Küçük işletmeler, kademeli inovasyonun daha az masraflı olmasından dolayı bu yolu tercih ederek rekabet edebilirliklerini arttırabilirler. Ya da ürün ve süreç inovasyonu ile bir otobüs firmasının, müşterilerine biletlerini internet ortamından satın alma imkanı sağlaması, ya da otobüsün içine priz yerleştirmesi kadar da basit, ama etkili inovatif fikirleri de ortaya çıkarabilirler.
Yüksek fiyat ve görkemli olmak yerine uygun fiyatlarla, sürdürülebilirliği hedefleyen ve yaptığımız ödemenin karşılığını veren, inovatif ürün veya hizmetler olamaz mı? Elbette olabilir, olmalıdır da. İnovasyonla ilgili geleneksel ya da geçmiş deneylerden kaynaklanan “inovasyon lükstür” algısının yıkılması gerekiyor. Her konuda ve her alanda inovasyon yapılabilir. Örneğin kahvenin çekirdek halinde değil de, toz haline getirilerek tüketiciye sunulması, ekmeğe sürülebilen çikolata gibi ürünler, ülkemizde ise Balparmak’ın 2004 yılındaki çıt kapak ambalajı ile 2013 yılındaki “Katla balla” isimli ürünlerle yapmış olduğu inovasyonları sayabiliriz (*1).

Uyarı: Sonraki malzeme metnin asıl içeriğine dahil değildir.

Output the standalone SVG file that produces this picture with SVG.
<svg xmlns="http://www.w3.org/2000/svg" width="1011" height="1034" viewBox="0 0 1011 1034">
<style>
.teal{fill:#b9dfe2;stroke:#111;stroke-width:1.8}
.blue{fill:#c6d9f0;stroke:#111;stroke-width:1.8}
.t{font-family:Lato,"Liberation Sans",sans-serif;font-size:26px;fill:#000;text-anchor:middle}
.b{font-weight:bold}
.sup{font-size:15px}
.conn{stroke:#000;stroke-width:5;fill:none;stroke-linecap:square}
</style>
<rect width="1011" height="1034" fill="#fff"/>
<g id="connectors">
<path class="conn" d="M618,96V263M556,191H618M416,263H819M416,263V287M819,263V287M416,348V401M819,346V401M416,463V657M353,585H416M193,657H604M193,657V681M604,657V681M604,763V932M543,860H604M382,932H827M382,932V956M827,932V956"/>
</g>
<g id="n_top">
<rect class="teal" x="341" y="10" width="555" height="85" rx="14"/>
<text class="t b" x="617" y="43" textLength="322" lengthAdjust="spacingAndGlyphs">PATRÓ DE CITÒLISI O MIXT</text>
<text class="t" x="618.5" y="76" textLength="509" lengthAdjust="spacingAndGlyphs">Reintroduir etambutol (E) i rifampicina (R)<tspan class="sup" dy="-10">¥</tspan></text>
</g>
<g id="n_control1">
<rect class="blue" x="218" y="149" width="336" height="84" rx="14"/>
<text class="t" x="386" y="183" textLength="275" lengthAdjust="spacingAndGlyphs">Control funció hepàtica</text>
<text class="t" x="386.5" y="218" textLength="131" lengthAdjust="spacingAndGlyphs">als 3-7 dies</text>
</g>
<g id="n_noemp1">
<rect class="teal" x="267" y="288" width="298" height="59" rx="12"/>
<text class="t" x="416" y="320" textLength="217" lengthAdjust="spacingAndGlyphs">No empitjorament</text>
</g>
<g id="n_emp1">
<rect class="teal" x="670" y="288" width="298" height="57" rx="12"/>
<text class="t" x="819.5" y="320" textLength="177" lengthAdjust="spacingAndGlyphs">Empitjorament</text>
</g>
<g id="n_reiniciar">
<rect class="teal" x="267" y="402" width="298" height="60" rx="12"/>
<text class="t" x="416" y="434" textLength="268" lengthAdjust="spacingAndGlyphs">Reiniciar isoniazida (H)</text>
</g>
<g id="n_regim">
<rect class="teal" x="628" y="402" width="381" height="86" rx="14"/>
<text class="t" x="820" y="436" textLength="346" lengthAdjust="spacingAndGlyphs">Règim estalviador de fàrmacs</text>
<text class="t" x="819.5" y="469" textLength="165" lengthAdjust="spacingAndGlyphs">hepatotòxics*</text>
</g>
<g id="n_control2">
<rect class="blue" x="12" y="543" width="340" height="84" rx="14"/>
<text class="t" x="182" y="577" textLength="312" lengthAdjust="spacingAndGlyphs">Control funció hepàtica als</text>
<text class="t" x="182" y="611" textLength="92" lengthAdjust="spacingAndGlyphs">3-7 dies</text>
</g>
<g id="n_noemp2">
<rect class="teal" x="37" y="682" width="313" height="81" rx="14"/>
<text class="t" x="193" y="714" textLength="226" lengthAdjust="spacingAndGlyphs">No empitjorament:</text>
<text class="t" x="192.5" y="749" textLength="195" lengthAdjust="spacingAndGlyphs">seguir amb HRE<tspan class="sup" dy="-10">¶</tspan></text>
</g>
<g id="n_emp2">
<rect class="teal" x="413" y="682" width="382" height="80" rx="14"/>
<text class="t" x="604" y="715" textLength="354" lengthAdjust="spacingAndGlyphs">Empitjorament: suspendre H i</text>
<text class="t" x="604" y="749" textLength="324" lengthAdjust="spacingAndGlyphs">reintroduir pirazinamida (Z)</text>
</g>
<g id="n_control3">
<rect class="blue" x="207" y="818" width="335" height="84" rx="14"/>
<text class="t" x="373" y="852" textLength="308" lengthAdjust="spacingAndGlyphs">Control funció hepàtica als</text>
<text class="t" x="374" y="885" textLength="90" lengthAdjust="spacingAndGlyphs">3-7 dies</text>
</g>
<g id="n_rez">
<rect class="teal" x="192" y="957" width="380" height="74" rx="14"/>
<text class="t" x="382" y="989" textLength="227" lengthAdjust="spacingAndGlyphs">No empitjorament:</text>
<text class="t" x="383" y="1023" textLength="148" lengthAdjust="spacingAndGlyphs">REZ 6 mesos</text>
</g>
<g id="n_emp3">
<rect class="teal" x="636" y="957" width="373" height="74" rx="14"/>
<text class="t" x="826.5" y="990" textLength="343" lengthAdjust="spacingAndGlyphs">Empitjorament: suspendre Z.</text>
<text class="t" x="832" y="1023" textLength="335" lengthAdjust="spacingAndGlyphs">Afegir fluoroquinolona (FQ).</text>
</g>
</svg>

Keza, temalı çocuk mobilyaları üreten Çilek Mobilya (*2), Biletix, Yemek Sepeti gibi şirketlerin de inovatif çalışmaları dikkat çekmektedir.
Görüldüğü gibi, inovasyon, piyasaya girdikten sonra sert etkiler bırakan ve piyasalarda devrim etkisi yaratan radikal değişiklikler yapmak zorunda değildir. “İnovasyon devrimsel nitelikte olmalıdır, dahice bir buluş olarak ortaya çıkmalıdır, büyük yatırımlar gerektirmektedir, uzun dönemde getiri sağlayabilmelidir” gibi düşüncelerin yerine, sürekli geliştirmenin önemi fark edilmeli, inovasyonun bir sürecin sonucu olduğu, çok düşük maliyetlerle de gerçekleşebileceği veya çok hızlı getiriler elde edilebileceği unutulmamalıdır (3).
Belki de asıl önemlisi, kurum içerisinde örgütlenmede de inovatif olmanın gerekliliğidir. Yani, yönetim modelinden, kişisel iş yapış biçimine; iletişimden, bilgi yönetimine kadar her konuda inovatif yaklaşımlar sergilenebilir.
Geleceğin başarılı işletmeleri, sadece iyi iş çıkartan veya pazara mükemmel ürünler sunan işletmeler değil, en çok inovasyon gerçekleştiren işletmeler olacaktır.